#### REQUEST:
From the first line of the listing below to the line with "173, 174, 184, 173, 170, 168]", print each line exactly, and nothing more. Leave out the pictures.
Start
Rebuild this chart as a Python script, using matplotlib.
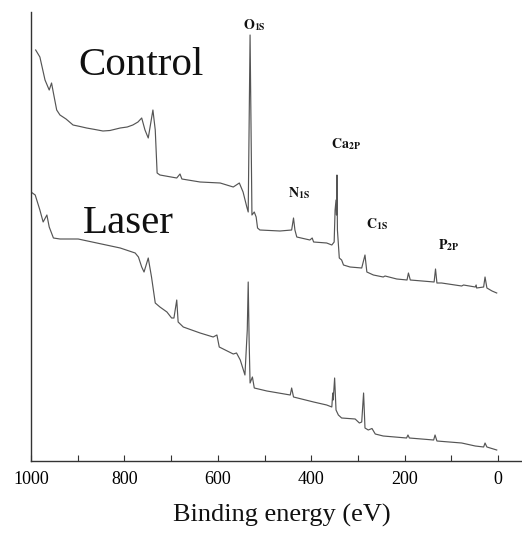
import numpy as np
import matplotlib
matplotlib.use('Agg')
import matplotlib.pyplot as plt

# XPS survey spectra (binding energy in eV, intensity in arbitrary units)
control_energy = [990, 981, 970, 961, 956, 952, 945, 938, 925, 910, 895, 881, 863, 846, 831,
                  809, 794, 782, 771, 763,
                  756, 749, 739, 734, 730, 724, 688, 681, 677, 638, 595, 567, 554, 546, 538,
                  535, 531, 527, 522, 518, 515, 510, 467, 442, 438, 435, 431, 403, 398, 395,
                  367, 356, 351, 349, 347, 346, 345, 344, 340, 335, 331, 317, 292, 285, 281,
                  267, 246, 242, 217, 195, 192, 188, 137, 134, 131, 121, 78, 74, 49, 47,
                  46, 31, 28, 24, 13, 3]
control_counts = [411, 404, 381, 371, 378, 368, 351, 346, 342, 336, 334.5, 333, 331.5, 330, 330.5,
                  333, 334, 336, 339, 343,
                  331, 323, 351, 331, 288, 286, 283, 287, 282, 279, 278, 274, 278, 269, 254,
                  249, 426, 246, 249, 244, 233, 231, 230, 231, 243, 231, 224, 221, 223, 219,
                  218, 216, 219, 251, 261, 246, 286, 231, 203, 201, 196, 194, 193, 206, 189,
                  186, 184, 185, 182, 181, 188, 181, 179, 192, 178, 178, 175, 176, 174, 176,
                  173, 174, 184, 173, 170, 168]

laser_energy = [1000, 991, 981, 974, 966, 961, 952, 938, 899, 859, 809, 777, 770, 763, 758,
                749, 742, 734, 724, 709, 699, 694, 688, 685, 674, 638, 610, 602, 597, 567,
                560, 552, 542, 537, 535, 533, 531, 526, 522, 495, 445, 442, 438, 395, 367,
                356, 354, 353, 350, 347, 342, 335, 306, 297, 292, 288, 285, 278, 270, 263,
                246, 196, 193, 190, 138, 135, 131, 78, 49, 31, 28, 24, 3]
laser_counts = [269, 266, 251, 239, 246, 234, 223, 222, 222, 218, 213, 208, 204, 194, 189,
                203, 184, 158, 154, 149, 143, 143, 161, 139, 134, 128, 124, 126, 114, 107,
                108, 101, 86, 131, 179, 120, 78, 84, 73, 70, 66, 73, 64, 59, 56,
                54, 68, 61, 83, 51, 46, 43, 42, 38, 39, 68, 33, 31, 32.5, 27,
                25, 23, 26, 23, 21, 26, 20, 18, 15, 14, 18, 14, 11]

sample_labels = ['Control', 'Laser']
sample_label_pos = [(0.096, 0.860), (0.106, 0.508)]

peak_labels = [r'$\mathbf{O}_{\mathbf{1S}}$', r'$\mathbf{N}_{\mathbf{1S}}$',
               r'$\mathbf{Ca}_{\mathbf{2P}}$', r'$\mathbf{C}_{\mathbf{1S}}$',
               r'$\mathbf{P}_{\mathbf{2P}}$']
peak_label_pos = [(0.433, 0.962), (0.5245, 0.588), (0.612, 0.697), (0.684, 0.519), (0.831, 0.472)]

plt.rcParams['font.family'] = ['Liberation Serif', 'DejaVu Serif']
plt.rcParams['mathtext.fontset'] = 'stix'

fig = plt.figure(figsize=(5.22, 5.33), dpi=100)
ax = fig.add_axes([31/522, 72/533, 490/522, 449/533])

line_color = '#555555'
ax.plot(control_energy, control_counts, color=line_color, lw=0.85)
ax.plot(laser_energy, laser_counts, color=line_color, lw=0.85)

ax.set_xlim(1000, -49)
ax.set_ylim(0, 449)

for s in ['top', 'right']:
    ax.spines[s].set_visible(False)
for s in ['left', 'bottom']:
    ax.spines[s].set_color('#333333')
    ax.spines[s].set_linewidth(1.0)

ax.set_xticks(np.arange(0, 1001, 200))
ax.set_xticks(np.arange(100, 1000, 200), minor=True)
ax.set_yticks([])
ax.tick_params(axis='x', which='both', direction='in', length=4, width=0.8,
               color='#333333', labelsize=13, pad=7)

for lab, (x, y) in zip(sample_labels, sample_label_pos):
    ax.text(x, y, lab, transform=ax.transAxes, fontsize=29.5, va='baseline', ha='left',
            color='#111111')

for lab, (x, y) in zip(peak_labels, peak_label_pos):
    ax.text(x, y, lab, transform=ax.transAxes, fontsize=10, va='baseline', ha='left',
            color='#111111')

fig.text(282/522, 11/533, 'Binding energy (eV)', fontsize=19, ha='center', va='baseline',
         color='#111111')

plt.savefig('out.png', dpi=100)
End
#### EXERCISE OUTPUT:
Rebuild this chart as a Python script, using matplotlib.
import numpy as np
import matplotlib
matplotlib.use('Agg')
import matplotlib.pyplot as plt

# XPS survey spectra (binding energy in eV, intensity in arbitrary units)
control_energy = [990, 981, 970, 961, 956, 952, 945, 938, 925, 910, 895, 881, 863, 846, 831,
                  809, 794, 782, 771, 763,
                  756, 749, 739, 734, 730, 724, 688, 681, 677, 638, 595, 567, 554, 546, 538,
                  535, 531, 527, 522, 518, 515, 510, 467, 442, 438, 435, 431, 403, 398, 395,
                  367, 356, 351, 349, 347, 346, 345, 344, 340, 335, 331, 317, 292, 285, 281,
                  267, 246, 242, 217, 195, 192, 188, 137, 134, 131, 121, 78, 74, 49, 47,
                  46, 31, 28, 24, 13, 3]
control_counts = [411, 404, 381, 371, 378, 368, 351, 346, 342, 336, 334.5, 333, 331.5, 330, 330.5,
                  333, 334, 336, 339, 343,
                  331, 323, 351, 331, 288, 286, 283, 287, 282, 279, 278, 274, 278, 269, 254,
                  249, 426, 246, 249, 244, 233, 231, 230, 231, 243, 231, 224, 221, 223, 219,
                  218, 216, 219, 251, 261, 246, 286, 231, 203, 201, 196, 194, 193, 206, 189,
                  186, 184, 185, 182, 181, 188, 181, 179, 192, 178, 178, 175, 176, 174, 176,
                  173, 174, 184, 173, 170, 168]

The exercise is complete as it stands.